EXERCISE INSTRUCTIONS
Pull out exactly the lines from the line containing "Output the Python" to the line containing "ell_model = (150, 84, 104, 68, 50)", both lines included, with pictures removed from the copy.
——
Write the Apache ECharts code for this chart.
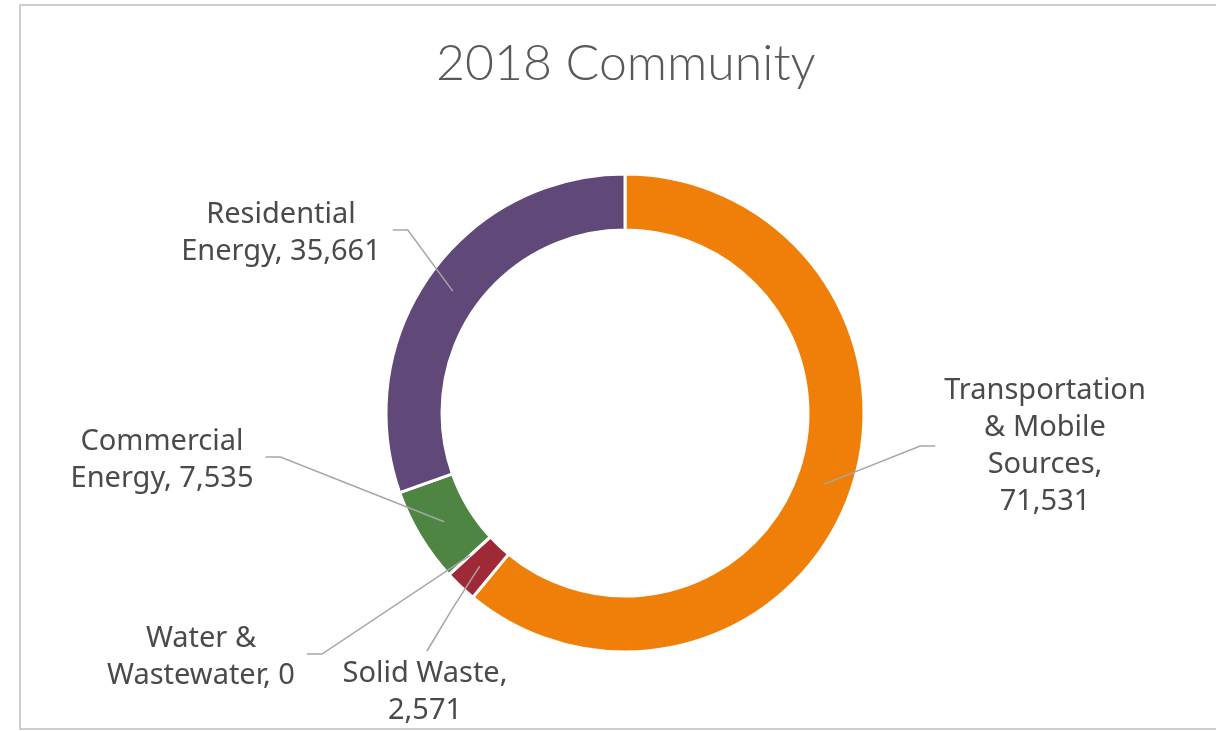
<!DOCTYPE html>
<html>
<head>
<meta charset="utf-8">
<style>
  html, body { margin: 0; padding: 0; background: #ffffff; }
  #chart { width: 1216px; height: 731px; }
</style>
<script src="https://cdn.jsdelivr.net/npm/echarts@6/dist/echarts.min.js"></script>
</head>
<body>
<div id="chart"></div>
<script>
// ---- data ----
var titleText = '2018 Community';
var categories = ['Transportation & Mobile Sources', 'Solid Waste', 'Water & Wastewater', 'Commercial Energy', 'Residential Energy'];
var labelLinesText = [
  ['Transportation', '& Mobile', 'Sources,'],
  ['Solid Waste,'],
  ['Water &', 'Wastewater,'],
  ['Commercial', 'Energy,'],
  ['Residential', 'Energy,']
];
var values = [71531, 2571, 0, 7535, 35661];
var colors = ['#F07F09', '#9F2936', '#1B587C', '#4E8542', '#604878'];

// ---- layout / style ----
var CX = 625, CY = 413, R_IN = 183, R_OUT = 239;
var LABEL_FONT = '"Noto Sans", "Open Sans", sans-serif';
var TITLE_FONT = 'Lato, "Open Sans", sans-serif';
// label anchor (block centre) and which side the leader attaches to
var labelPos = [
  { x: 1045, y: 446, side: 'left' },
  { x: 425, y: 692, side: 'top' },
  { x: 201, y: 657, side: 'right' },
  { x: 162, y: 460, side: 'right' },
  { x: 281, y: 233, side: 'right' }
];

function fmt(v) { return v.toLocaleString('en-US'); }
var total = values.reduce(function (a, b) { return a + b; }, 0);
function midPoint(i) {
  var before = 0;
  for (var k = 0; k < i; k++) before += values[k];
  var a = (before + values[i] / 2) / total * 2 * Math.PI; // clockwise from top
  var r = (R_IN + R_OUT) / 2;
  return [CX + r * Math.sin(a), CY - r * Math.cos(a)];
}

var pieData = categories.map(function (c, i) {
  return { name: c, value: values[i], itemStyle: { color: colors[i] } };
});

var chart = echarts.init(document.getElementById('chart'), null, { renderer: 'canvas' });
chart.setOption({
  animation: false,
  backgroundColor: '#ffffff',
  title: {
    text: titleText,
    left: 436,
    top: 39,
    padding: 0,
    textStyle: { fontFamily: TITLE_FONT, fontSize: 50, fontWeight: 300, color: '#595959' }
  },
  graphic: [{
    type: 'rect',
    shape: { x: 20, y: 5, width: 1300, height: 724 },
    style: { fill: 'none', stroke: '#bfbfbf', lineWidth: 1.5 },
    silent: true
  }],
  series: [{
    type: 'pie',
    z: 2,
    center: [CX, CY],
    radius: [R_IN, R_OUT],
    startAngle: 90,
    clockwise: true,
    silent: true,
    itemStyle: { borderColor: '#ffffff', borderWidth: 3 },
    emphasis: { disabled: true },
    label: { show: false },
    labelLine: { show: false },
    data: pieData
  }, {
    // transparent overlay carrying the data labels so leader lines sit on top of the ring
    type: 'pie',
    z: 5,
    center: [CX, CY],
    radius: [R_IN, R_OUT],
    startAngle: 90,
    clockwise: true,
    silent: true,
    avoidLabelOverlap: false,
    itemStyle: { color: 'rgba(0,0,0,0)', borderWidth: 0 },
    emphasis: { disabled: true },
    label: {
      show: true,
      position: 'outside',
      fontFamily: LABEL_FONT,
      fontSize: 29,
      lineHeight: 37,
      color: '#4a4a4a',
      align: 'center',
      formatter: function (p) {
        var lines = labelLinesText[p.dataIndex].slice();
        var last = lines.length - 1;
        if (p.dataIndex === 0 || p.dataIndex === 1) {
          lines.push(fmt(p.value));
        } else {
          lines[last] = lines[last] + ' ' + fmt(p.value);
        }
        return lines.join('\n');
      }
    },
    labelLine: { show: true, length: 10, length2: 10, lineStyle: { color: '#a6a6a6', width: 1.5 } },
    labelLayout: function (params) {
      var i = params.dataIndex;
      var pos = labelPos[i];
      var w = params.labelRect.width, h = params.labelRect.height;
      var s = midPoint(i);
      var pts;
      if (pos.side === 'left') {
        var ex = pos.x - w / 2 - 9;
        pts = [s, [ex - 15, pos.y], [ex, pos.y]];
      } else if (pos.side === 'right') {
        var ex2 = pos.x + w / 2 + 12;
        pts = [s, [ex2 + 15, pos.y - 3], [ex2, pos.y - 3]];
      } else {
        var ey = pos.y - h / 2 - 4;
        pts = [s, [(s[0] + pos.x) / 2, (s[1] + ey) / 2], [pos.x + 2, ey]];
      }
      return {
        x: pos.x,
        y: pos.y,
        align: 'center',
        verticalAlign: 'middle',
        labelLinePoints: pts
      };
    },
    data: categories.map(function (c, i) { return { name: c, value: values[i] }; })
  }]
});
</script>
</body>
</html>
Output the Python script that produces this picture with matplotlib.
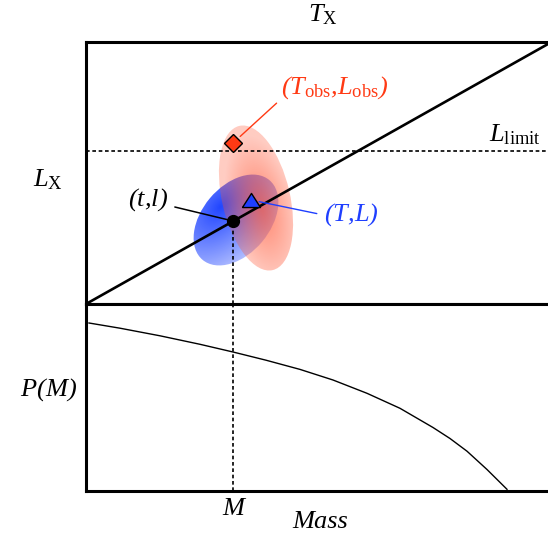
import numpy as np
import matplotlib
matplotlib.use("Agg")
import matplotlib.pyplot as plt
from matplotlib.patches import Ellipse

plt.rcParams['mathtext.fontset'] = 'custom'
plt.rcParams['mathtext.rm'] = 'Liberation Serif:italic'
plt.rcParams['mathtext.it'] = 'Liberation Serif:italic'
plt.rcParams['mathtext.sf'] = 'Liberation Serif'
plt.rcParams['font.family'] = ['Liberation Serif', 'DejaVu Serif']

# ---------------- data (schematic units) ----------------
relation_T = [0, 462]          # scaling relation endpoints (T axis)
relation_L = [0, 260]          # scaling relation endpoints (L axis)
L_limit = 153                  # flux / luminosity limit
point_true = (147, 83)         # (t,l)
point_model = (165, 104)       # (T,L)
point_obs = (147, 161)         # (Tobs,Lobs)

# ellipses: centre x, centre y, width, height, angle
ell_obs = (170, 106, 68, 148, 13)
ell_model = (150, 84, 104, 68, 50)

# mass function curve
mass_vals = [3, 34, 74, 114, 147, 180, 214, 247, 281, 314, 347, 364, 381,
             401, 421]
pm_vals = [168, 162.8, 155.2, 146.7, 139, 130.8, 121.6, 111, 97.7, 82.7,
           63.5, 52.5, 39.8, 21.5, 1.7]
M_mark = 147

RED = '#ff3a14'
BLUE = '#1f3fff'
FS = 19

W, H = 548, 536
fig = plt.figure(figsize=(W / 100, H / 100), dpi=100)


def rect(l, t, r, b):
    return [l / W, 1 - b / H, (r - l) / W, (b - t) / H]


ax1 = fig.add_axes(rect(86, 42, 550, 304))
ax2 = fig.add_axes(rect(86, 304, 550, 491))
for ax in (ax1, ax2):
    ax.set_xticks([])
    ax.set_yticks([])
    for s in ax.spines.values():
        s.set_linewidth(2.2)
ax1.set_xlim(0, 464)
ax1.set_ylim(0, 262)
ax2.set_xlim(0, 464)
ax2.set_ylim(0, 187)


def gradient_ellipse(ax, ell, rgb, amax, amin, gc, k, p, z):
    cx, cy, w, h, ang = ell
    a, b = w / 2, h / 2
    R = max(a, b) + 2
    xs = np.linspace(cx - R, cx + R, 300)
    ys = np.linspace(cy - R, cy + R, 300)
    X, Y = np.meshgrid(xs, ys)
    t = np.deg2rad(ang)
    u = (X - cx) * np.cos(t) + (Y - cy) * np.sin(t)
    v = -(X - cx) * np.sin(t) + (Y - cy) * np.cos(t)
    r = np.sqrt(((u - gc[0] * a) / a) ** 2 + ((v - gc[1] * b) / b) ** 2) / k
    alpha = amin + (amax - amin) * np.clip(1 - r, 0, 1) ** p
    img = np.zeros(X.shape + (4,))
    img[..., 0], img[..., 1], img[..., 2] = rgb
    img[..., 3] = alpha
    patch = Ellipse((cx, cy), w, h, angle=ang, facecolor='none',
                    edgecolor='none', transform=ax.transData)
    ax.add_patch(patch)
    im = ax.imshow(img, extent=(cx - R, cx + R, cy - R, cy + R),
                   origin='lower', interpolation='bilinear', zorder=z,
                   aspect='auto')
    im.set_clip_path(patch)


gradient_ellipse(ax1, ell_model, (0.1, 0.25, 1.0), 0.97, 0.25,
                 (0.0, 0.6), 1.8, 1.0, 1)
gradient_ellipse(ax1, ell_obs, (1.0, 0.33, 0.2), 0.72, 0.3,
                 (0.1, -0.15), 1.0, 1.0, 2)

# relation line and limits
ax1.plot(relation_T, relation_L, color='black', lw=1.9, zorder=4,
         solid_capstyle='butt')
ax1.axhline(L_limit, color='black', lw=1.2, ls=(0, (2.2, 1.6)), zorder=3)
ax1.plot([M_mark, M_mark], [0, point_true[1]], color='black', lw=1.2,
         ls=(0, (2.2, 1.6)), zorder=3)
ax2.axvline(M_mark, color='black', lw=1.2, ls=(0, (2.2, 1.6)), zorder=3)

# points
ax1.plot(*point_true, marker='o', ms=8.5, color='black', zorder=6)
ax1.plot(*point_model, marker=[(-1, -0.78), (1, -0.78), (0, 0.78), (-1, -0.78)],
         ms=13, mfc=BLUE, mec='black', mew=1.0, zorder=6, ls='none')
ax1.plot(*point_obs, marker='D', ms=9.5, mfc=RED, mec='black', mew=1.0,
         zorder=6)

# annotations
ax1.annotate(r'$(t{,}l)$', xy=point_true, xytext=(62, 104),
             ha='center', va='center', fontsize=FS, color='black',
             arrowprops=dict(arrowstyle='-', color='black', lw=1.1,
                             shrinkA=3, shrinkB=0, relpos=(1, 0.3)),
             zorder=5)
ax1.annotate(r'$(T{,}L)$', xy=point_model, xytext=(265, 89),
             ha='center', va='center', fontsize=FS, color=BLUE,
             arrowprops=dict(arrowstyle='-', color=BLUE, lw=1.0,
                             shrinkA=3, shrinkB=6, relpos=(0, 0.5)),
             zorder=5)
ax1.annotate(r'$(T_{\mathsf{obs}}{,}L_{\mathsf{obs}})$',
             xy=point_obs, xytext=(249, 216),
             ha='center', va='center', fontsize=FS, color=RED,
             arrowprops=dict(arrowstyle='-', color=RED, lw=1.0,
                             shrinkA=2, shrinkB=7, relpos=(0.0, 0.1)),
             zorder=5)

# mass function
ax2.plot(mass_vals, pm_vals, color='black', lw=1.0)

# labels
fig.text(323 / W, 1 - 15 / H, r'$T_{\mathsf{X}}$', ha='center', va='center',
         fontsize=FS)
fig.text(48 / W, 1 - 180 / H, r'$L_{\mathsf{X}}$', ha='center', va='center',
         fontsize=FS)
fig.text(515 / W, 1 - 135 / H, r'$L_{\mathsf{limit}}$', ha='center',
         va='center', fontsize=FS)
fig.text(48 / W, 1 - 390 / H, r'$P(M)$', ha='center', va='center',
         fontsize=FS)
fig.text(233 / W, 1 - 509 / H, 'M', ha='center', va='center', fontsize=FS,
         style='italic')
fig.text(320 / W, 1 - 522 / H, 'Mass', ha='center', va='center', fontsize=FS,
         style='italic')

fig.savefig('out.png', dpi=100)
——
ANSWER TO THE PROBLEM
Output the Python script that produces this picture with matplotlib.
import numpy as np
import matplotlib
matplotlib.use("Agg")
import matplotlib.pyplot as plt
from matplotlib.patches import Ellipse

plt.rcParams['mathtext.fontset'] = 'custom'
plt.rcParams['mathtext.rm'] = 'Liberation Serif:italic'
plt.rcParams['mathtext.it'] = 'Liberation Serif:italic'
plt.rcParams['mathtext.sf'] = 'Liberation Serif'
plt.rcParams['font.family'] = ['Liberation Serif', 'DejaVu Serif']

# ---------------- data (schematic units) ----------------
relation_T = [0, 462]          # scaling relation endpoints (T axis)
relation_L = [0, 260]          # scaling relation endpoints (L axis)
L_limit = 153                  # flux / luminosity limit
point_true = (147, 83)         # (t,l)
point_model = (165, 104)       # (T,L)
point_obs = (147, 161)         # (Tobs,Lobs)

# ellipses: centre x, centre y, width, height, angle
ell_obs = (170, 106, 68, 148, 13)
ell_model = (150, 84, 104, 68, 50)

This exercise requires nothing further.